Joklem wrote:
I didn't suck in school, and I do even better today with stimulant medications. The disorder just made it more difficult than it should have been. Scored top 5 in my classes for my Master's and got hired to do research. I get to skip one year of the M.Sc and the thesis, straight to the Ph.D programme.
Again, many who committed what we today would consider to be malpractice or folly did pretty well in academic environments.
You could have achieved the same results through self-discipline, being disciplined by others, or simply desperation from having your back to the wall. The obvious fact that taking drugs affects your psychology doesn't make your self-serving interpretation of your weakness of character any more valid than the pothead who can't get out of bed because he has some unspecified illness.
Joklem wrote:
I had good, supportive parents, physical activity regularly since I'm a kid, good diet, etc.
I am also very ADHD. I just fucking deal with it.
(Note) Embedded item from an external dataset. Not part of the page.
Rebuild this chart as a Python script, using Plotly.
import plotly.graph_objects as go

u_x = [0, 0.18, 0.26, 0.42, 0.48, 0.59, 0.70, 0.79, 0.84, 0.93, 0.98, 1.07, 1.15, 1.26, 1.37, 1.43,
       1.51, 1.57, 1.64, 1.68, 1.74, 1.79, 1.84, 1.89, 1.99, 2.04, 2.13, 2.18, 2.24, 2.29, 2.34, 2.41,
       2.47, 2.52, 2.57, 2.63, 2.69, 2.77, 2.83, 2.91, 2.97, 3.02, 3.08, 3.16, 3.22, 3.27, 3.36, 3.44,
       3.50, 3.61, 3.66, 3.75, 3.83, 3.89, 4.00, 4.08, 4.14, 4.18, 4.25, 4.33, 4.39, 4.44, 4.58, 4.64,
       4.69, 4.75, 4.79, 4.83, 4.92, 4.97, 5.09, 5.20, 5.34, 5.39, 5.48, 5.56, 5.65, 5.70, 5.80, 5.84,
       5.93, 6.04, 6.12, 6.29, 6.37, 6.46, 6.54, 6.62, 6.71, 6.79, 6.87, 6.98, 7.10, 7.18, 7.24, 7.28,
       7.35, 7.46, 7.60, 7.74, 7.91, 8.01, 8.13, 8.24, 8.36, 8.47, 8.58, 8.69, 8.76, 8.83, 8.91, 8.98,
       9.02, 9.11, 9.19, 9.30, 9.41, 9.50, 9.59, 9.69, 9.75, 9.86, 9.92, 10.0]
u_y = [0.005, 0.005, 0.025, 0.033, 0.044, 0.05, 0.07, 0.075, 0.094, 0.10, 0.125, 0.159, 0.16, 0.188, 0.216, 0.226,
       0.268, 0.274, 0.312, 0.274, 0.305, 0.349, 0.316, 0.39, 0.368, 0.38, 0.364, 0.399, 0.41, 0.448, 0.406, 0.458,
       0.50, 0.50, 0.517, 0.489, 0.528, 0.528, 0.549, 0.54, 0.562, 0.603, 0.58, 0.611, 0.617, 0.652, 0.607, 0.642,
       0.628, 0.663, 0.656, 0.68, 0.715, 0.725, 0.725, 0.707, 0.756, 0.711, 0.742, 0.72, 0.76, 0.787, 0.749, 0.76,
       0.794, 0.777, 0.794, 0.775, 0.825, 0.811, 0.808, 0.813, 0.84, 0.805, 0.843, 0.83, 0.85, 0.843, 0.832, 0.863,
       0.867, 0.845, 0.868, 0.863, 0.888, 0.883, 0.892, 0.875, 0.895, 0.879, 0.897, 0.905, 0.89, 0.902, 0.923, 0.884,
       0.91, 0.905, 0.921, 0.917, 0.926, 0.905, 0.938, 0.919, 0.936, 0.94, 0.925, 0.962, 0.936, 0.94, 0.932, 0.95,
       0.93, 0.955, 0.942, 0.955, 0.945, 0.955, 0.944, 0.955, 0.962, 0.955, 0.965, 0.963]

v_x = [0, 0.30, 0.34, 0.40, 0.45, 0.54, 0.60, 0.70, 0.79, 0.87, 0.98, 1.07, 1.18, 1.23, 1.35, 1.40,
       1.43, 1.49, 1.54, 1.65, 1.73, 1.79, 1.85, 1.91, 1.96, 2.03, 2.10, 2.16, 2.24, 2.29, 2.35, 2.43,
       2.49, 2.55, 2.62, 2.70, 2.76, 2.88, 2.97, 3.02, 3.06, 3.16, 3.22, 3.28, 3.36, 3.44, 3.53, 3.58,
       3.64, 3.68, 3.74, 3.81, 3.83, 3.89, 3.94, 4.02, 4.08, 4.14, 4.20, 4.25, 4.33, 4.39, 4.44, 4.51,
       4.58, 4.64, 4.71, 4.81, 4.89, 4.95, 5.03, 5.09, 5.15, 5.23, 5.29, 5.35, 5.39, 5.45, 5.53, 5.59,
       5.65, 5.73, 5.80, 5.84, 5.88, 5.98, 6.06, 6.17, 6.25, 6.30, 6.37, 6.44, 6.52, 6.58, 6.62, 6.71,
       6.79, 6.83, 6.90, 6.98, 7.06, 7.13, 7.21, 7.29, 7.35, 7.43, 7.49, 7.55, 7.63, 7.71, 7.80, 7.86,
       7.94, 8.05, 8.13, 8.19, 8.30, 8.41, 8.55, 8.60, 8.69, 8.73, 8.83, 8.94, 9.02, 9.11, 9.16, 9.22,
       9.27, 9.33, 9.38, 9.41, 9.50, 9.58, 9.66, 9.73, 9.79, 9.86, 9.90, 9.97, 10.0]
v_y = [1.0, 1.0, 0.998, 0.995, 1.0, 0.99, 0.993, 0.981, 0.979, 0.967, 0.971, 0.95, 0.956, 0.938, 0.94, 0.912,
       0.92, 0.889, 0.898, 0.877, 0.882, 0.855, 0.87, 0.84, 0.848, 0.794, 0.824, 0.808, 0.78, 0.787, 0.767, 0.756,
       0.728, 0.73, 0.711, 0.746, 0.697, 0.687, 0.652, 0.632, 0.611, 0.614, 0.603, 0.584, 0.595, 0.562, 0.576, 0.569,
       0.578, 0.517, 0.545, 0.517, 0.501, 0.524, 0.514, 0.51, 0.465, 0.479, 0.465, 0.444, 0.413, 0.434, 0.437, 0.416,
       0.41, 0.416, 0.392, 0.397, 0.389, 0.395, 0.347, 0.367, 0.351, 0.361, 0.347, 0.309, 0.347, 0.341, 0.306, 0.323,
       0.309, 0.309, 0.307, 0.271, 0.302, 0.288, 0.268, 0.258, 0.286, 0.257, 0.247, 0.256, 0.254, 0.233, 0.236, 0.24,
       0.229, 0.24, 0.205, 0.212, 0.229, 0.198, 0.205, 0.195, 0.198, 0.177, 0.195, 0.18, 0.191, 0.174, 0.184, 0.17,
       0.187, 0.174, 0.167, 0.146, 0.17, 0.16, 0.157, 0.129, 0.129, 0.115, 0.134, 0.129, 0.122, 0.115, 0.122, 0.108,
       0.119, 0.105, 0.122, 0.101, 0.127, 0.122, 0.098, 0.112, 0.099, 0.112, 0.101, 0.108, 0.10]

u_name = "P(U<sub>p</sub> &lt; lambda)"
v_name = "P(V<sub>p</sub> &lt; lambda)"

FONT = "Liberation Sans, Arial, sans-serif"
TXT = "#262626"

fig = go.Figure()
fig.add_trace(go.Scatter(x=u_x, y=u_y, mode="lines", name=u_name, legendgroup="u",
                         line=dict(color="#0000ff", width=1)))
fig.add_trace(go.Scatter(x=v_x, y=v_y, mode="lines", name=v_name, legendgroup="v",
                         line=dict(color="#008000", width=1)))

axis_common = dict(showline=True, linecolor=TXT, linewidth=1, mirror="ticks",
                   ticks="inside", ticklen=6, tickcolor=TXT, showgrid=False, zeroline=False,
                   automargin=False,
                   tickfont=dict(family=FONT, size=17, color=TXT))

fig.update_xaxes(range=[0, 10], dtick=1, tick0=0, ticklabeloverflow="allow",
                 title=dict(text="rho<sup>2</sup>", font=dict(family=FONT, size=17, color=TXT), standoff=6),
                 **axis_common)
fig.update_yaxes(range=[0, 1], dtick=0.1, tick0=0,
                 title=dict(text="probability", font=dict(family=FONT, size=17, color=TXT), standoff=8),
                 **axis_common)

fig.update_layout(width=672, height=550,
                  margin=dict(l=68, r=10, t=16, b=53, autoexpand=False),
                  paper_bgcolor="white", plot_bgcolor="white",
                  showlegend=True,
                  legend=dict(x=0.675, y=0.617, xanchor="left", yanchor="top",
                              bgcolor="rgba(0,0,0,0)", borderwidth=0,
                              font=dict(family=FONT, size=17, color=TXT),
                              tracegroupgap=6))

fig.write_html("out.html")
I'm also not the only example, one of 350 million as a fact, but I'm a good one.
Then ask yourself why. Perhaps life doesn't challenge you enough? Perhaps you are of weak character? Those issues can be confronted and overcome without resorting to chems or excuses.
I don't speak Greek or Latin very well, but I know that if I attended a Catholic school where I got my ass beat for not working as hard as I could, I'd learn the language, just like everyone else who goes through those meat grinder institutions. That doesn't mean I have a psychopathology because I don't have the self-discipline to push myself, just as you don't; I just know myself well, and choose not to hide behind psychobabble.
Joklem wrote:
Yes we did, you fucking moron. It's true that it was defined less than a century ago, but it's always been around. Bi-polar disorder and schizophrenia weren't always defined either, and they've always been around. Cancer wasn't always defined either, and it's always been around.
Your observation about cancer is wrong on two levels - it's always been known as a disease, but it used to be a lot less common.
Psychologists like to make this specious argument, "these things were always around". It's baseless. If you press them on the topic they react just like our friend here, which is they get all angry and self-righteous, and spew phrases like calling the layman an "ignoramous" or saying those case studies "got swept under the rug", which is really just a shill for circular logic - "we know they existed because we know them to exist".